When the European hamster’s plight came to people’s attention, the persecution gradually began to cease. But sadly, awareness came too late: the loveable rodent is now one of the most endangered mammals in Germany and is already extinct in some states. Scientists estimate there are only 10,000 to 50,000 European hamsters living wild in the whole of Germany. That’s why Zoo and Tierpark Berlin have teamed up with European hamster conservation group AG Feldhamsterschutz in an effort to protect and reintroduce the European hamster in the state of Lower Saxony.
A cosy love nest
Tierpark Berlin is home to a dedicated breeding and research station to help save the critically endangered European hamster. Here, researchers will be able to observe the animals’ behaviour and learn more about the species. The station is located in a quiet area at the back of the Tierpark, as the hamsters need a lot of peace and quiet during breeding season. The pups born in Berlin will subsequently be released into suitable habitats in the hope that they can help prevent the extinction of this increasingly threatened species.

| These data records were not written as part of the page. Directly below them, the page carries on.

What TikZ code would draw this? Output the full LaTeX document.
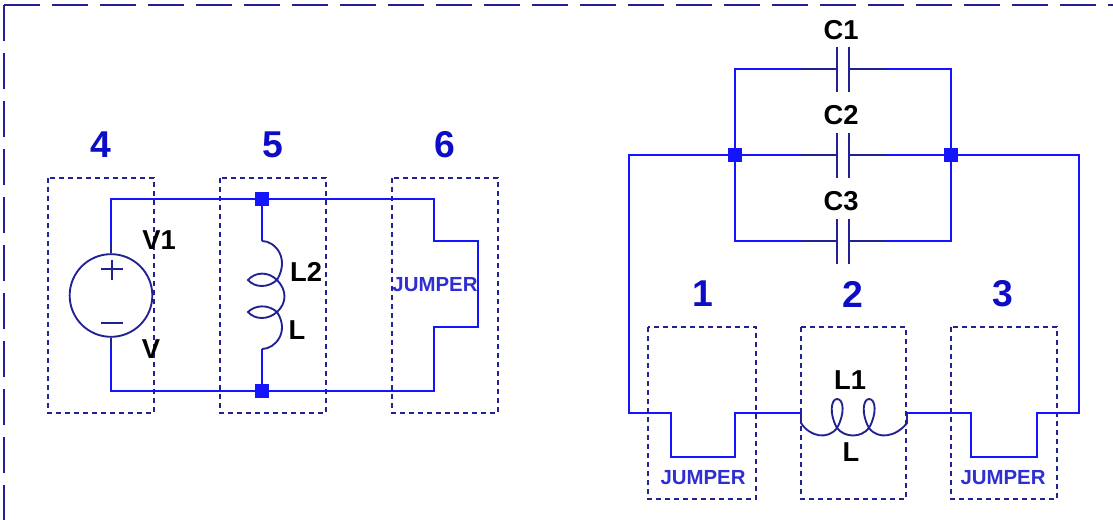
\documentclass[tikz,border=0pt]{standalone}
\usepackage{fontspec}
\setmainfont{Liberation Sans}
\definecolor{wireblue}{rgb}{0.08,0.08,1}
\definecolor{partnavy}{rgb}{0.13,0.13,0.58}
\definecolor{numblue}{rgb}{0.05,0.05,0.78}
\definecolor{jumpblue}{rgb}{0.18,0.18,0.82}
\tikzset{
  wire/.style={draw=wireblue,line width=1.7pt},
  part/.style={draw=partnavy,line width=1.4pt},
  framedash/.style={draw=partnavy,line width=1.7pt,dash pattern=on 27pt off 9pt},
  boxdash/.style={draw=partnavy,line width=1.4pt,dash pattern=on 3.4pt off 3.35pt},
  junction/.style={fill=wireblue,inner sep=0pt,minimum size=10.5pt},
  lbl/.style={font=\fontsize{20.5}{22}\selectfont\bfseries,inner sep=0pt},
  num/.style={font=\fontsize{28}{30}\selectfont\bfseries,text=numblue,inner sep=0pt},
  jump/.style={font=\fontsize{15.3}{17}\selectfont\bfseries,text=jumpblue,inner sep=0pt}
}
\begin{document}
\begin{tikzpicture}[x=0.75pt,y=0.75pt,yscale=-1,xscale=1]
\useasboundingbox (0,0) rectangle (1113,520);

%Shape: Frame
\coordinate (corner) at (4,5);
\coordinate (frameright) at (1113,5);
\coordinate (framebottom) at (4,520);
\draw [framedash] (corner) -- (frameright);
\draw [framedash] (corner) -- (framebottom);

%Shape: Rectangle
\draw [boxdash] (48,178) rectangle (154,413);
\draw [boxdash] (220,178) rectangle (326,413);
\draw [boxdash] (392,178) rectangle (498,413);
\draw [boxdash] (648,327) rectangle (756,499);
\draw [boxdash] (801,327) rectangle (906,499);
\draw [boxdash] (951,327) rectangle (1057,499);

% Left circuit
\node (jtop) at (262,199) [junction] {};
\node (jbot) at (262,391) [junction] {};
\node (vsrc) at (111,295.5) [circle,part,minimum size=62pt,inner sep=0pt] {};
\coordinate (vtop) at (111,243);
\coordinate (vbot) at (111,348);
\coordinate (ltop) at (262,241);
\coordinate (lbot) at (262,349);
\draw [wire] (vtop) -- (111,199) -- (jtop) -- (434,199) -- (434,241) -- (478,241) -- (478,327) -- (434,327) -- (434,391) -- (jbot) -- (111,391) -- (vbot);
\draw [part] (vtop) -- (vsrc.north);
\draw [part] (vsrc.south) -- (vbot);
\draw [part] (101,269) -- (123,269);
\draw [part] (112,260) -- (112,280);
\draw [part] (101,323) -- (123,323);
\draw [wire] (jtop) -- (ltop);
\draw [wire] (lbot) -- (jbot);
\draw [part] (ltop) .. controls (275,241) and (290,258) .. (277,280)
  .. controls (268,271) and (255,272) .. (248,280) .. controls (255,288) and (268,288) .. (277,280)
  .. controls (287,290) and (287,303) .. (277,312)
  .. controls (268,304) and (255,305) .. (248,312) .. controls (255,320) and (268,320) .. (277,312)
  .. controls (290,332) and (275,349) .. (lbot);

% Capacitors
\node (jleft) at (735,155) [junction] {};
\node (jright) at (951,155) [junction] {};
\foreach \cname/\cy in {a/69,b/155,c/241}{
  \coordinate (pl\cname) at (837,\cy);
  \coordinate (pr\cname) at (849,\cy);
  \coordinate (ll\cname) at (802,\cy);
  \coordinate (lr\cname) at (885,\cy);
  \draw [part] (837,\cy-22) -- (837,\cy+23);
  \draw [part] (849,\cy-22) -- (849,\cy+23);
  \draw [part] (ll\cname) -- (pl\cname);
  \draw [part] (pr\cname) -- (lr\cname);
}
\draw [wire] (lla) -- (735,69) -- (jleft) -- (735,241) -- (llc);
\draw [wire] (lra) -- (951,69) -- (jright) -- (951,241) -- (lrc);
\draw [wire] (llb) -- (jleft);
\draw [wire] (lrb) -- (jright);

% Right circuit
\coordinate (coilin) at (801,413);
\coordinate (coilout) at (907,413);
\draw [wire] (jleft) -- (629,155) -- (629,413) -- (671,413) -- (671,457) -- (735,457) -- (735,413) -- (coilin);
\draw [wire] (jright) -- (1079,155) -- (1079,413) -- (1037,413) -- (1037,457) -- (971,457) -- (971,413) -- (coilout);
\draw [part] (coilin) -- (801,423) .. controls (810,437) and (828,440) .. (837,428)
  .. controls (829,414) and (831,399) .. (837,399) .. controls (844,399) and (845,414) .. (837,428)
  .. controls (845,438) and (861,438) .. (869,428)
  .. controls (861,414) and (863,399) .. (869,399) .. controls (876,399) and (877,414) .. (869,428)
  .. controls (878,440) and (896,437) .. (907,423) -- (coilout);

% Text Node
\node (num4) at (101,145) [num] {4};
\node (num5) at (273,145) [num] {5};
\node (num6) at (445,145) [num] {6};
\node (num1) at (703,294) [num] {1};
\node (num2) at (853,294) [num] {2};
\node (num3) at (1003,294) [num] {3};
% Text Node
\node (lblv1) at (159,240) [lbl] {V1};
\node (lblv) at (151,349) [lbl] {V};
\node (lbll2) at (306,272) [lbl] {L2};
\node (lbll) at (297,330) [lbl] {L};
\node (lbll1) at (850,380) [lbl] {L1};
\node (lbllb) at (851,452) [lbl] {L};
\node (lblc1) at (841,30) [lbl] {C1};
\node (lblc2) at (841,115) [lbl] {C2};
\node (lblc3) at (841,201) [lbl] {C3};
% Text Node
\node (jump6) at (435,285) [jump] {JUMPER};
\node (jump1) at (703,478) [jump] {JUMPER};
\node (jump3) at (1003,478) [jump] {JUMPER};

\end{tikzpicture}
\end{document}
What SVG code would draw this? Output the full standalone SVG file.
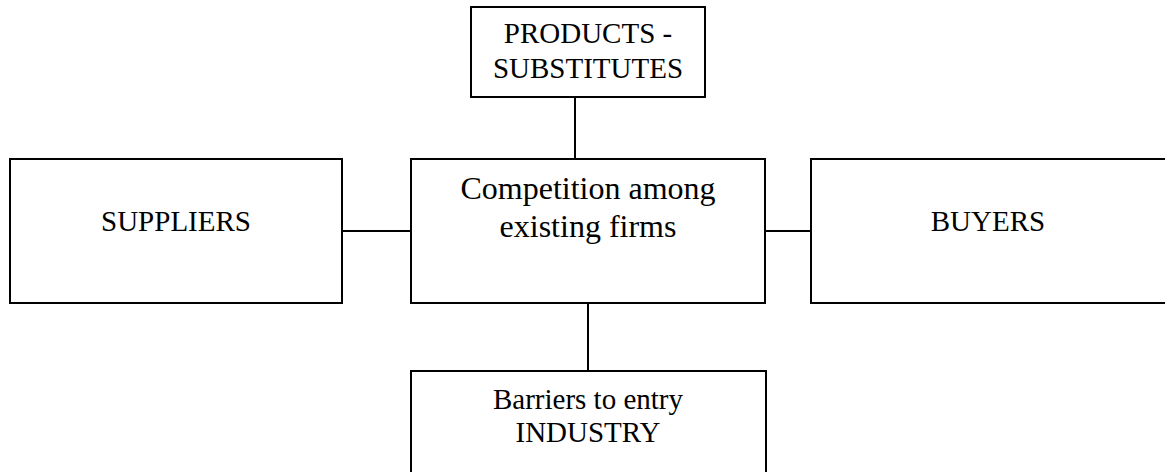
<svg xmlns="http://www.w3.org/2000/svg" width="1165" height="472" viewBox="0 0 1165 472">
<style>
.box{fill:#fff;stroke:#000;stroke-width:2}
.ln{stroke:#000;stroke-width:2;fill:none}
text{font-family:"Liberation Serif","Times New Roman",serif;font-size:29px;fill:#000;text-anchor:middle}
.big{font-size:32px}
</style>
<rect width="1165" height="472" fill="#fff"/>
<g id="connectors">
<line class="ln" x1="575" y1="97" x2="575" y2="159"/>
<line class="ln" x1="342" y1="231" x2="411" y2="231"/>
<line class="ln" x1="765" y1="231" x2="811" y2="231"/>
<line class="ln" x1="588" y1="303" x2="588" y2="371"/>
</g>
<g id="products">
<rect class="box" x="471" y="7" width="234" height="90"/>
<text x="588" y="43">PRODUCTS -</text>
<text x="588" y="78">SUBSTITUTES</text>
</g>
<g id="suppliers">
<rect class="box" x="10" y="159" width="332" height="144"/>
<text x="176" y="231">SUPPLIERS</text>
</g>
<g id="competition">
<rect class="box" x="411" y="159" width="354" height="144"/>
<text class="big" x="588" y="199">Competition among</text>
<text class="big" x="588" y="237">existing firms</text>
</g>
<g id="buyers">
<rect class="box" x="811" y="159" width="356" height="144"/>
<text x="988" y="231">BUYERS</text>
</g>
<g id="barriers">
<rect class="box" x="411" y="371" width="355" height="110"/>
<text x="588" y="409">Barriers to entry</text>
<text x="588" y="442">INDUSTRY</text>
</g>
</svg>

Following awareness-raising conversations, more and more farmers in the region have expressed their willingness to work their fields in a more hamster-friendly manner. For example, they will leave strips of grain plants when harvesting in order to provide food and cover for the European hamster. Farmers participating in the pilot project receive compensation for any crop losses and the additional effort involved.
Only through a carefully coordinated combination of conservation breeding, habitat preservation and reintroduction does the European hamster have a realistic chance of survival.